Beni Rahatsız Eden Her Şeye Tepki Verme Zorunluluğum Yok

Beni rahatsız eden her şeye tepki verme zorunluluğum olmadığını farkındalıkla öğreniyorum.
Kalbimi kıranların kalbini kırmak zorunda olmadığımı öğreniyorum. Olgunluğun gerçek işaretinin karşı karşıya gelmek yerine yürüyüp yoluna devam etmek olduğunu öğreniyorum. Her olumsuz olaya verdiğim tepkilerle kendimi kuruttuğumu, enerjimi tükettiğimi ve yaşamın güzelliklerinden kendimi mahrum ettiğimi öğreniyorum. Herkes ile aynı olmadığımı, herkesin benim istediğim gibi bana davranması için onları yönlendirmemin gereksiz olduğunu öğreniyorum. Herkesi kazanmak zorunda olmadığımı, zaten bunun yeterince zor olduğunu, boşa zaman ve enerji harcadığımı yavaşça öğreniyorum.
Tepki vermemenin her şeye okey olduğumu göstermediğini sadece bu olaylara takılmadan yoluma devam edebilme yetisine sahip olduğumu öğreniyorum. Bana hizmet ettiği dersi fark etmeyi seçip öğrenerek ilerlemenin benim enerjime ve ruhuma iyi geldiğini farkındalıkla öğreniyorum. 
Zihnimin huzura ihtiyacı olduğunu fark ederek tepkisizliğin haz yarattığını öğreniyorum. Daha fazla dramaya ihtiyacım yok. Kendimi yetersiz hissettiren insanların yaşamımda olmasına ihtiyacım yok. Kavga ve tartışmalarla beraber sahte ilişkilere ihtiyacım yok. Bazen hiç bir şey söylemenin çok fazla şey ifade ettiğini öğreniyorum.
Beni üzen şeylere tepki verdiğim zaman başka birine duygularımı kontrol edebilme gücünü verdiğimi fark ediyorum. Başkalarının bana nasıl tepki verdiğini kontrol edemem, vereceğim yanıtı, duruma olan bakışımı ve bunun ne kadarını kişiselleştirebileceğimi kontrol edebilirim. Bir çok kere yaşanan üzücü durumların benim karakterim yerine karşımdakinin karakteri ile ilgili bir çok şeyi anlattığını yavaşça öğreniyorum. Belki de tüm hayal kırıklarının sebebi bize kendimizi daha fazla sevmemizi öğretmek için olduğunu öğreniyorum. Bizi kırma ihtimalı olan kişilere karşı taşıdığımız kalkanlara ihtiyacımızın olmadığını öğreniyorum. Kendimizi sevebilmek için gerekli olan sadece bu kalkanların ortadan kalkması olduğunu öğreniyorum. Kendimizi değersiz hissettiren veya kendimize olan güvenimizi sarsan kişilere karşı tutunduğumuz kalkanlara artık ihtiyacımızın olmadığını öğreniyorum.
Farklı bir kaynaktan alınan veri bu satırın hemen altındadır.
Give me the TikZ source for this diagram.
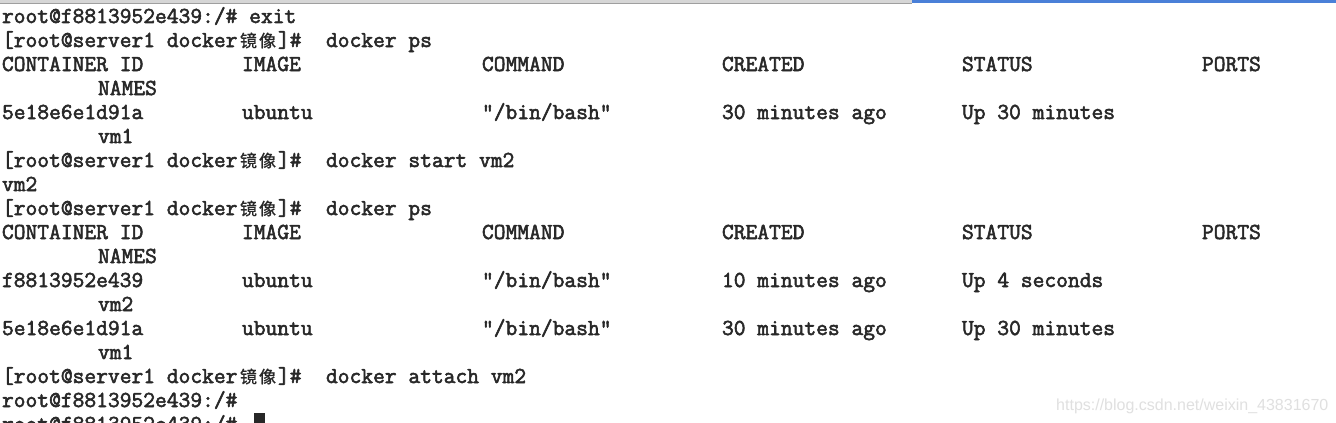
\documentclass[tikz,border=0pt]{standalone}
\usepackage{fontspec}
\newfontfamily\termfont[FakeBold=2.4]{Latin Modern Mono}
\newfontfamily\cjk[FakeBold=1]{Noto Sans CJK SC}
\newfontfamily\wmfont{Liberation Sans}

\definecolor{termtext}{RGB}{40,40,40}
\definecolor{tabblue}{RGB}{74,128,216}
\definecolor{tabgray}{RGB}{214,214,214}
\definecolor{wmgray}{RGB}{224,224,224}

% one piece of terminal text: name, row, column, text
\newcommand\termtxt[4]{\node[tty] (#1) at ({2+12*(#3)},{23+24*(#2)}) {#4};}
% a shell prompt on the host: name, row, command
\newcommand\hostprompt[3]{%
  \node[tty] (#1a) at (2,{23+24*(#2)}) {[root@server1 docker};
  \node[han] (#1b) at (240,{23+24*(#2)}) {镜\hspace{2pt}像};
  \node[tty] (#1c) at (278,{23+24*(#2)}) {]\#};
  \node[tty] (#1d) at (326,{23+24*(#2)}) {#3};}
% header of docker ps: name, row
\newcommand\psheader[2]{%
  \foreach \i/\h in {0/CONTAINER ID,1/IMAGE,2/COMMAND,3/CREATED,4/STATUS,5/PORTS}
    \node[tty] (#1-\i) at ({2+240*\i},{23+24*(#2)}) {\h};
  \termtxt{#1-n}{#2+1}{8}{NAMES}}
% one container line: name, row, id, created, status, names
\newcommand\psline[6]{%
  \termtxt{#1-0}{#2}{0}{#3}
  \termtxt{#1-1}{#2}{20}{ubuntu}
  \termtxt{#1-2}{#2}{40}{"/bin/bash"}
  \termtxt{#1-3}{#2}{60}{#4}
  \termtxt{#1-4}{#2}{80}{#5}
  \termtxt{#1-n}{#2+1}{8}{#6}}

\begin{document}
\begin{tikzpicture}[x=1pt,y=-1pt,
    tty/.style={anchor=base west,inner sep=0pt,outer sep=0pt,text=termtext,
      font=\termfont\fontsize{22.86}{24}\selectfont},
    han/.style={tty,font=\cjk\fontsize{17}{20}\selectfont},
    wmark/.style={anchor=base west,inner sep=0pt,text=wmgray,
      font=\wmfont\fontsize{16}{18}\selectfont}]

  \fill[white] (0,0) rectangle (1336,423);
  \useasboundingbox (0,0) rectangle (1336,423);

  % window tabs
  \fill[tabgray] (0,0) rectangle (912,3);
  \draw[gray!75,line width=0.8pt] (0,3.4) -- (912,3.4);
  \fill[tabblue] (912,0) rectangle (1336,3);

  \termtxt{exit}{0}{0}{root@f8813952e439:/\# exit}
  \hostprompt{ps1}{1}{docker ps}
  \psheader{hd1}{2}
  \psline{vmA}{4}{5e18e6e1d91a}{30 minutes ago}{Up 30 minutes}{vm1}
  \hostprompt{start}{6}{docker start vm2}
  \termtxt{out}{7}{0}{vm2}
  \hostprompt{ps2}{8}{docker ps}
  \psheader{hd2}{9}
  \psline{vmB}{11}{f8813952e439}{10 minutes ago}{Up 4 seconds}{vm2}
  \psline{vmC}{13}{5e18e6e1d91a}{30 minutes ago}{Up 30 minutes}{vm1}
  \hostprompt{attach}{15}{docker attach vm2}
  \termtxt{in1}{16}{0}{root@f8813952e439:/\#}
  \termtxt{in2}{17}{0}{root@f8813952e439:/\#}

  % cursor
  \fill[termtext] (254,413) rectangle (265,425);

  \node[wmark] (wm) at (1056,410) {https://blog.csdn.net/weixin\_43831670};
\end{tikzpicture}
\end{document}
Tepki versem bile bunun bir şey değiştirmediğini, bir anda o kişinin beni sevmeye ve saygı duymaya başlamasını sağlamadığını yavaşça öğreniyorum. Yavaş fakat emin olarak ilerliyorum.

Bazen durumların kendiliğinden akmasına izin vermenin, insanlar gidecekse zorlamanın gereksizliğini, açıklama sormaya ihtiyaç olmadığını, cevap aramanın peşinde koşmanın anlamsızlığını ve senin olduğun yeri başkasının anlamasının gerekli olmadığını öğreniyorum. Çevremde olan bitenle ilgilenmek yerine kendi içimde olan bitene odaklanmanın daha mutlu bir yaşam fırsatı verdiğini öğreniyorum. Bir şeyleri değiştirmek zorunda olmadan var olmanın hazzını yaşamayı öğreniyorum.

Sağlıklı ve mutlu bir yaşamın anahtarının kendi içimizde olduğunu, odaklanacağımızın yerin uzakta değil kalbimizde var oluşunu hatırlıyorum. Öğrendiğimi sandığım yerde aslında kendimle bağlantı kurarak yeniden hatırladığımı fark ediyorum. Farkındalıkla yaşamın kalitesinin arttığını keşfetmekle her gün mutluluk, sevgi ve huzura dönüşüyor. Her ne yaşanırsa yaşansın! Tepki vermek yerine merkezdeki gücünü yeniden keşfet!!